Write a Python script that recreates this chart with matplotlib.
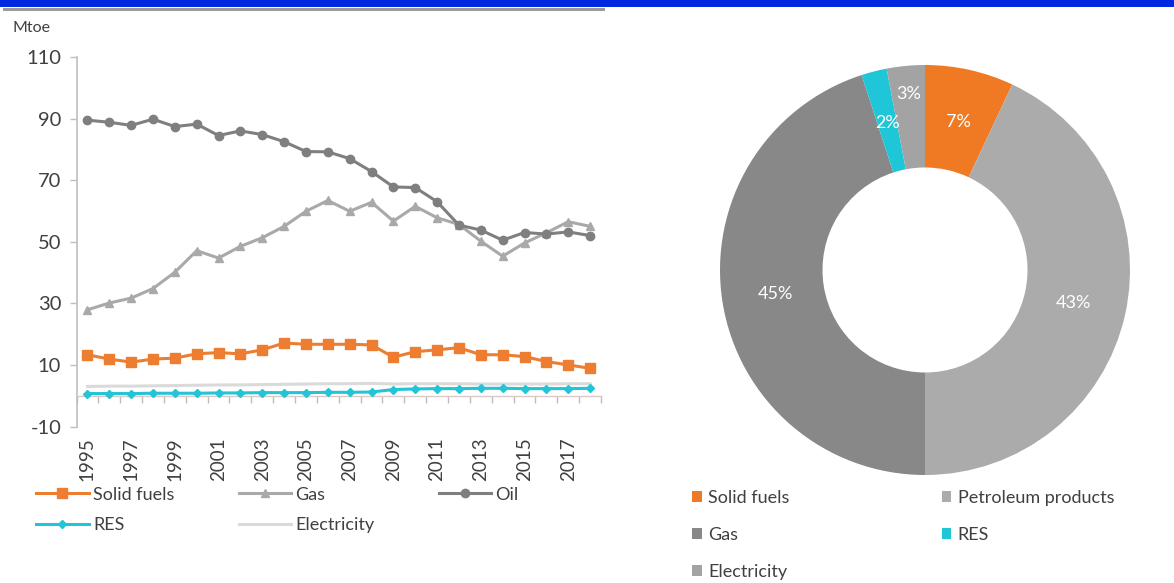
import matplotlib
matplotlib.use("Agg")
import matplotlib.pyplot as plt
from matplotlib.patches import Rectangle, Patch
import numpy as np

plt.rcParams['font.family'] = ['Lato', 'DejaVu Sans']
plt.rcParams['axes.unicode_minus'] = False

# ---------------- data ----------------
years = list(range(1995, 2019))
solid_fuels = [13.3, 11.9, 10.9, 11.9, 12.2, 13.6, 14.0, 13.6, 14.9, 17.1, 16.7, 16.7,
               16.7, 16.5, 12.5, 14.3, 14.9, 15.6, 13.3, 13.3, 12.7, 11.1, 10.0, 8.9]
gas = [27.9, 30.1, 31.7, 34.8, 40.1, 47.1, 44.7, 48.5, 51.3, 55.0, 59.9, 63.4,
       59.9, 62.8, 56.7, 61.5, 57.8, 55.6, 50.2, 45.3, 49.6, 52.9, 56.5, 55.0]
oil = [89.5, 88.8, 87.8, 89.8, 87.4, 88.2, 84.5, 86.0, 84.8, 82.5, 79.3, 79.2,
       77.0, 72.8, 67.8, 67.6, 63.0, 55.4, 53.8, 50.5, 53.0, 52.5, 53.2, 52.0]
res = [0.7, 0.7, 0.7, 0.8, 0.8, 0.8, 0.9, 0.9, 1.0, 1.0, 1.0, 1.1,
       1.1, 1.2, 2.0, 2.2, 2.3, 2.3, 2.4, 2.4, 2.3, 2.3, 2.3, 2.4]
electricity = [3.0, 3.1, 3.1, 3.2, 3.3, 3.4, 3.5, 3.5, 3.6, 3.7, 3.8, 3.9,
               3.9, 4.0, 3.8, 3.9, 3.9, 3.9, 3.8, 3.8, 3.8, 3.8, 3.9, 3.9]
year_labels = [str(y) for y in range(1995, 2019, 2)]
y_ticks = [-10, 10, 30, 50, 70, 90, 110]

pie_labels = ['Solid fuels', 'Petroleum products', 'Gas', 'RES', 'Electricity']
pie_values = [7, 43, 45, 2, 3]

# ---------------- styles ----------------
C_SOLID = '#ED7D31'
C_GAS = '#A9A9A9'
C_OIL = '#7F7F7F'
C_RES = '#22C4D6'
C_ELEC = '#DADADA'
TXT = '#404040'

pie_colors = ['#F07A24', '#ABABAB', '#888888', '#1EC6D8', '#A3A3A3']

W, H = 1174, 583
fig = plt.figure(figsize=(W / 100, H / 100), dpi=100)
fig.patch.set_facecolor('white')

# decorations: blue top bar and grey rule
fig.add_artist(Rectangle((0, 1 - 7 / H), 1, 7 / H, transform=fig.transFigure,
                         color='#0028E2', lw=0, zorder=0))
fig.add_artist(Rectangle((3 / W, 1 - 11 / H), 602 / W, 2.5 / H, transform=fig.transFigure,
                         color='#9A9A9A', lw=0, zorder=0))

# ---------------- line chart ----------------
ax = fig.add_axes([76.5 / W, 1 - 426.5 / H, 524.5 / W, 369.5 / H])
x = np.arange(len(years))
ax.plot(x, electricity, color=C_ELEC, lw=2.2, zorder=2, label='Electricity')
ax.plot(x, res, color=C_RES, lw=2.2, marker='D', ms=4.5, zorder=3, label='RES')
ax.plot(x, solid_fuels, color=C_SOLID, lw=2.2, marker='s', ms=6.5, zorder=4, label='Solid fuels')
ax.plot(x, gas, color=C_GAS, lw=2.2, marker='^', ms=6, zorder=4, label='Gas')
ax.plot(x, oil, color=C_OIL, lw=2.2, marker='o', ms=6, zorder=5, label='Oil')

ax.set_xlim(-0.5, len(years) - 0.5)
ax.set_ylim(-10, 110)
ax.set_yticks(y_ticks)
ax.tick_params(axis='y', labelsize=14.5, colors=TXT, length=5, width=1, color='#BFBFBF', pad=6)
for s in ['top', 'right']:
    ax.spines[s].set_visible(False)
ax.spines['left'].set_color('#BFBFBF')
ax.spines['left'].set_linewidth(1.2)
ax.spines['bottom'].set_position(('data', 0))
ax.spines['bottom'].set_color('#D9C9C9')
ax.spines['bottom'].set_linewidth(1)
ax.set_xticks(np.arange(-0.5, len(years), 1.0))
ax.tick_params(axis='x', direction='out', length=5, width=1, color='#C8B8B8', labelbottom=False)

ax2 = ax.twiny()
ax2.set_xlim(ax.get_xlim())
ax2.xaxis.set_ticks_position('bottom')
ax2.xaxis.set_label_position('bottom')
ax2.set_xticks(np.arange(0, len(years), 2))
ax2.set_xticklabels(year_labels, rotation=90, fontsize=13.5, color=TXT)
ax2.tick_params(axis='x', length=0, pad=8)
for s in ax2.spines.values():
    s.set_visible(False)

fig.text(12 / W, 1 - 28 / H, 'Mtoe', fontsize=11.5, color=TXT, va='center', ha='left')

# legend for the line chart (column-major ordering to get rows)
hmap = {h.get_label(): h for h in ax.get_lines()}
order = ['Solid fuels', 'RES', 'Gas', 'Electricity', 'Oil']
leg1 = fig.legend([hmap[k] for k in order], order, loc='center left',
                  bbox_to_anchor=(20 / W, 1 - 510 / H), ncol=3, frameon=False,
                  fontsize=13, handlelength=2.9, handletextpad=0.25,
                  columnspacing=3.55, labelspacing=0.8)
for t in leg1.get_texts():
    t.set_color(TXT)

# ---------------- doughnut ----------------
r = 205
axp = fig.add_axes([(925 - r) / W, 1 - (270 + r) / H, 2 * r / W, 2 * r / H])
wedges, _ = axp.pie(pie_values, colors=pie_colors, startangle=90, counterclock=False,
                    radius=1.0, wedgeprops=dict(width=0.5, linewidth=0))
axp.set_xlim(-1, 1)
axp.set_ylim(-1, 1)
axp.set_aspect('equal')

# percentage labels
cum = np.cumsum([0] + pie_values[:-1])
total = float(sum(pie_values))
label_r = [0.74, 0.74, 0.74, 0.74, 0.86]
for v, c0, lr in zip(pie_values, cum, label_r):
    ang = np.deg2rad(90 - 360 * (c0 + v / 2) / total)
    axp.text(lr * np.cos(ang), lr * np.sin(ang), f'{v}%', ha='center', va='center',
             fontsize=13, color='white')

patches = [Patch(facecolor=c, edgecolor='none') for c in pie_colors]
pmap = dict(zip(pie_labels, patches))
porder = ['Solid fuels', 'Gas', 'Electricity', 'Petroleum products', 'RES']
leg2 = fig.legend([pmap[k] for k in porder], porder, loc='center left',
                  bbox_to_anchor=(676 / W, 1 - 535 / H), ncol=2, frameon=False,
                  fontsize=13, handlelength=0.55, handleheight=0.55, handletextpad=0.35,
                  columnspacing=8.4, labelspacing=1.15)
for t in leg2.get_texts():
    t.set_color(TXT)

fig.savefig('out.png', dpi=100, facecolor='white')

^^^^

— Aim of the exercise —
Extract all lines from the material above that include the word "matplotlib".

— Task response —
Write a Python script that recreates this chart with matplotlib.
import matplotlib
matplotlib.use("Agg")
import matplotlib.pyplot as plt
from matplotlib.patches import Rectangle, Patch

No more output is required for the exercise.